■ Data extract:
== == ==
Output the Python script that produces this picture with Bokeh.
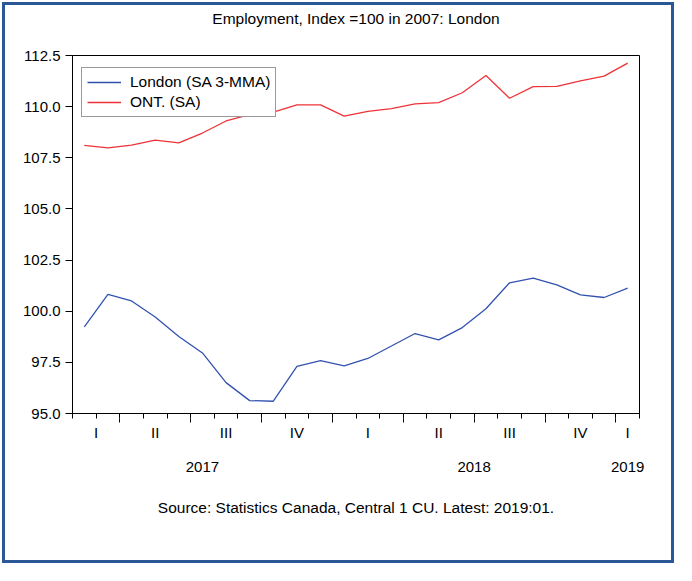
from bokeh.plotting import figure
from bokeh.models import (Range1d, FixedTicker, LinearAxis, Legend, LegendItem,
                          NumeralTickFormatter)
from bokeh.embed import file_html
from bokeh.resources import INLINE

# ---------------- data ----------------
months = ["2017:02", "2017:03", "2017:04", "2017:05", "2017:06", "2017:07",
          "2017:08", "2017:09", "2017:10", "2017:11", "2017:12", "2018:01",
          "2018:02", "2018:03", "2018:04", "2018:05", "2018:06", "2018:07",
          "2018:08", "2018:09", "2018:10", "2018:11", "2018:12", "2019:01"]
london = [99.23, 100.82, 100.50, 99.72, 98.76, 97.96, 96.51, 95.63, 95.60,
          97.30, 97.58, 97.33, 97.69, 98.30, 98.91, 98.60, 99.20, 100.12,
          101.39, 101.62, 101.29, 100.80, 100.67, 101.13]
ont = [108.11, 107.98, 108.12, 108.36, 108.23, 108.71, 109.30, 109.61, 109.73,
       110.09, 110.09, 109.54, 109.77, 109.90, 110.14, 110.20, 110.68, 111.52,
       110.41, 110.98, 110.99, 111.26, 111.49, 112.13]
y_ticks = [95.0, 97.5, 100.0, 102.5, 105.0, 107.5, 110.0, 112.5]
roman = ["I", "II", "III", "IV"]
title_text = "Employment, Index =100 in 2007: London"
source_text = "Source: Statistics Canada, Central 1 CU. Latest: 2019:01."

# ---------------- derived axis positions ----------------
x = list(range(len(months)))
yrs = [int(m[:4]) for m in months]
mos = [int(m[5:]) for m in months]
qkeys = [(yy, (mm - 1) // 3) for yy, mm in zip(yrs, mos)]
q_order = []
for k in qkeys:
    if k not in q_order:
        q_order.append(k)
q_centers = []
for k in q_order:
    idx = [i for i, kk in enumerate(qkeys) if kk == k]
    q_centers.append(sum(idx) / len(idx))
q_labels = [roman[k[1]] for k in q_order]
y_order = []
for yy in yrs:
    if yy not in y_order:
        y_order.append(yy)
y_centers = []
for yy in y_order:
    idx = [i for i, v in enumerate(yrs) if v == yy]
    y_centers.append(sum(idx) / len(idx))
q_bounds = [i - 0.5 for i, mm in enumerate(mos) if mm in (1, 4, 7, 10) and i > 0]
m_bounds = [i - 0.5 for i in range(len(months) + 1)]

FONT = "Liberation Sans"
W, H = 676, 565

p = figure(width=W, height=H, output_backend="svg", toolbar_location=None,
           x_range=Range1d(-0.5, len(months) - 0.5), y_range=Range1d(95, 112.5),
           x_axis_type=None, y_axis_type=None,
           min_border_left=72, min_border_right=37, min_border_top=55,
           min_border_bottom=152)
# blue outer border: CSS outline on the plot element, visible through a
# transparent border area
p.styles = {"outline": "3px solid #2B5797", "outline-offset": "-5px",
            "background-color": "white"}
p.background_fill_color = "white"
p.border_fill_color = None
p.outline_line_color = "black"
p.outline_line_width = 1
p.outline_line_alpha = 1

# title as the label of a bare axis above the frame
top = LinearAxis(ticker=FixedTicker(ticks=[]), axis_line_color=None,
                 major_tick_line_color=None, minor_tick_line_color=None,
                 major_tick_out=0, minor_tick_out=0, major_label_standoff=0,
                 axis_label=title_text, axis_label_standoff=29,
                 axis_label_text_font=FONT, axis_label_text_font_size="15.5px",
                 axis_label_text_font_style="normal",
                 axis_label_text_color="black")
p.add_layout(top, "above")

# y axis
yaxis = LinearAxis(ticker=FixedTicker(ticks=y_ticks),
                   formatter=NumeralTickFormatter(format="0.0"),
                   major_tick_out=7, major_tick_in=0,
                   minor_tick_line_color=None,
                   major_label_standoff=5,
                   major_label_text_font=FONT,
                   major_label_text_font_size="15px",
                   major_label_text_color="black",
                   axis_line_color="black", major_tick_line_color="black")
p.add_layout(yaxis, "left")

# x axis: month tick marks
xa = LinearAxis(ticker=FixedTicker(ticks=[], minor_ticks=m_bounds),
                major_tick_out=0, major_tick_in=0,
                minor_tick_out=5, minor_tick_in=0,
                major_label_standoff=0,
                axis_line_color="black", minor_tick_line_color="black")
p.add_layout(xa, "below")

# quarter tick extension + quarter labels
xb = LinearAxis(ticker=FixedTicker(ticks=q_centers, minor_ticks=q_bounds),
                major_label_overrides={c: l for c, l in zip(q_centers, q_labels)},
                major_tick_out=0, major_tick_in=0, major_tick_line_color=None,
                minor_tick_out=4, minor_tick_in=0, minor_tick_line_color="black",
                axis_line_color=None,
                major_label_standoff=1,
                major_label_text_font=FONT,
                major_label_text_font_size="15px",
                major_label_text_color="black")
p.add_layout(xb, "below")

# year labels + source note
xc = LinearAxis(ticker=FixedTicker(ticks=y_centers),
                major_label_overrides={c: str(v) for c, v in zip(y_centers, y_order)},
                axis_line_color=None, major_tick_line_color=None,
                minor_tick_line_color=None, major_tick_out=0, minor_tick_out=0,
                major_label_standoff=18,
                major_label_text_font=FONT,
                major_label_text_font_size="15px",
                major_label_text_color="black",
                axis_label=source_text,
                axis_label_standoff=24,
                axis_label_text_font=FONT,
                axis_label_text_font_size="15.5px",
                axis_label_text_font_style="normal",
                axis_label_text_color="black")
p.add_layout(xc, "below")

r1 = p.line(x, london, line_color="#3352B0", line_width=1.3)
r2 = p.line(x, ont, line_color="#EE3338", line_width=1.3)

legend = Legend(items=[LegendItem(label="London (SA 3-MMA)", renderers=[r1]),
                       LegendItem(label="ONT. (SA)", renderers=[r2])],
                location=(9, 296), margin=0, padding=5, spacing=2,
                label_height=16, glyph_height=16, glyph_width=34,
                label_standoff=9,
                label_text_font=FONT, label_text_font_size="15.5px",
                label_text_color="black",
                border_line_color="#333333", border_line_width=1,
                background_fill_color="white", background_fill_alpha=1)
p.add_layout(legend)

open("out.html", "w").write(file_html(p, INLINE))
== == ==
■ Task requirements: Quote the full listing above word for word; exclude every picture from the copy.

■ Worked solution:
Output the Python script that produces this picture with Bokeh.
from bokeh.plotting import figure
from bokeh.models import (Range1d, FixedTicker, LinearAxis, Legend, LegendItem,
                          NumeralTickFormatter)
from bokeh.embed import file_html
from bokeh.resources import INLINE

# ---------------- data ----------------
months = ["2017:02", "2017:03", "2017:04", "2017:05", "2017:06", "2017:07",
          "2017:08", "2017:09", "2017:10", "2017:11", "2017:12", "2018:01",
          "2018:02", "2018:03", "2018:04", "2018:05", "2018:06", "2018:07",
          "2018:08", "2018:09", "2018:10", "2018:11", "2018:12", "2019:01"]
london = [99.23, 100.82, 100.50, 99.72, 98.76, 97.96, 96.51, 95.63, 95.60,
          97.30, 97.58, 97.33, 97.69, 98.30, 98.91, 98.60, 99.20, 100.12,
          101.39, 101.62, 101.29, 100.80, 100.67, 101.13]
ont = [108.11, 107.98, 108.12, 108.36, 108.23, 108.71, 109.30, 109.61, 109.73,
       110.09, 110.09, 109.54, 109.77, 109.90, 110.14, 110.20, 110.68, 111.52,
       110.41, 110.98, 110.99, 111.26, 111.49, 112.13]
y_ticks = [95.0, 97.5, 100.0, 102.5, 105.0, 107.5, 110.0, 112.5]
roman = ["I", "II", "III", "IV"]
title_text = "Employment, Index =100 in 2007: London"
source_text = "Source: Statistics Canada, Central 1 CU. Latest: 2019:01."

# ---------------- derived axis positions ----------------
x = list(range(len(months)))
yrs = [int(m[:4]) for m in months]
mos = [int(m[5:]) for m in months]
qkeys = [(yy, (mm - 1) // 3) for yy, mm in zip(yrs, mos)]
q_order = []
for k in qkeys:
    if k not in q_order:
        q_order.append(k)
q_centers = []
for k in q_order:
    idx = [i for i, kk in enumerate(qkeys) if kk == k]
    q_centers.append(sum(idx) / len(idx))
q_labels = [roman[k[1]] for k in q_order]
y_order = []
for yy in yrs:
    if yy not in y_order:
        y_order.append(yy)
y_centers = []
for yy in y_order:
    idx = [i for i, v in enumerate(yrs) if v == yy]
    y_centers.append(sum(idx) / len(idx))
q_bounds = [i - 0.5 for i, mm in enumerate(mos) if mm in (1, 4, 7, 10) and i > 0]
m_bounds = [i - 0.5 for i in range(len(months) + 1)]

FONT = "Liberation Sans"
W, H = 676, 565

p = figure(width=W, height=H, output_backend="svg", toolbar_location=None,
           x_range=Range1d(-0.5, len(months) - 0.5), y_range=Range1d(95, 112.5),
           x_axis_type=None, y_axis_type=None,
           min_border_left=72, min_border_right=37, min_border_top=55,
           min_border_bottom=152)
# blue outer border: CSS outline on the plot element, visible through a
# transparent border area
p.styles = {"outline": "3px solid #2B5797", "outline-offset": "-5px",
            "background-color": "white"}
p.background_fill_color = "white"
p.border_fill_color = None
p.outline_line_color = "black"
p.outline_line_width = 1
p.outline_line_alpha = 1

# title as the label of a bare axis above the frame
top = LinearAxis(ticker=FixedTicker(ticks=[]), axis_line_color=None,
                 major_tick_line_color=None, minor_tick_line_color=None,
                 major_tick_out=0, minor_tick_out=0, major_label_standoff=0,
                 axis_label=title_text, axis_label_standoff=29,
                 axis_label_text_font=FONT, axis_label_text_font_size="15.5px",
                 axis_label_text_font_style="normal",
                 axis_label_text_color="black")
p.add_layout(top, "above")

# y axis
yaxis = LinearAxis(ticker=FixedTicker(ticks=y_ticks),
                   formatter=NumeralTickFormatter(format="0.0"),
                   major_tick_out=7, major_tick_in=0,
                   minor_tick_line_color=None,
                   major_label_standoff=5,
                   major_label_text_font=FONT,
                   major_label_text_font_size="15px",
                   major_label_text_color="black",
                   axis_line_color="black", major_tick_line_color="black")
p.add_layout(yaxis, "left")

# x axis: month tick marks
xa = LinearAxis(ticker=FixedTicker(ticks=[], minor_ticks=m_bounds),
                major_tick_out=0, major_tick_in=0,
                minor_tick_out=5, minor_tick_in=0,
                major_label_standoff=0,
                axis_line_color="black", minor_tick_line_color="black")
p.add_layout(xa, "below")

# quarter tick extension + quarter labels
xb = LinearAxis(ticker=FixedTicker(ticks=q_centers, minor_ticks=q_bounds),
                major_label_overrides={c: l for c, l in zip(q_centers, q_labels)},
                major_tick_out=0, major_tick_in=0, major_tick_line_color=None,
                minor_tick_out=4, minor_tick_in=0, minor_tick_line_color="black",
                axis_line_color=None,
                major_label_standoff=1,
                major_label_text_font=FONT,
                major_label_text_font_size="15px",
                major_label_text_color="black")
p.add_layout(xb, "below")

# year labels + source note
xc = LinearAxis(ticker=FixedTicker(ticks=y_centers),
                major_label_overrides={c: str(v) for c, v in zip(y_centers, y_order)},
                axis_line_color=None, major_tick_line_color=None,
                minor_tick_line_color=None, major_tick_out=0, minor_tick_out=0,
                major_label_standoff=18,
                major_label_text_font=FONT,
                major_label_text_font_size="15px",
                major_label_text_color="black",
                axis_label=source_text,
                axis_label_standoff=24,
                axis_label_text_font=FONT,
                axis_label_text_font_size="15.5px",
                axis_label_text_font_style="normal",
                axis_label_text_color="black")
p.add_layout(xc, "below")

r1 = p.line(x, london, line_color="#3352B0", line_width=1.3)
r2 = p.line(x, ont, line_color="#EE3338", line_width=1.3)

legend = Legend(items=[LegendItem(label="London (SA 3-MMA)", renderers=[r1]),
                       LegendItem(label="ONT. (SA)", renderers=[r2])],
                location=(9, 296), margin=0, padding=5, spacing=2,
                label_height=16, glyph_height=16, glyph_width=34,
                label_standoff=9,
                label_text_font=FONT, label_text_font_size="15.5px",
                label_text_color="black",
                border_line_color="#333333", border_line_width=1,
                background_fill_color="white", background_fill_alpha=1)
p.add_layout(legend)

open("out.html", "w").write(file_html(p, INLINE))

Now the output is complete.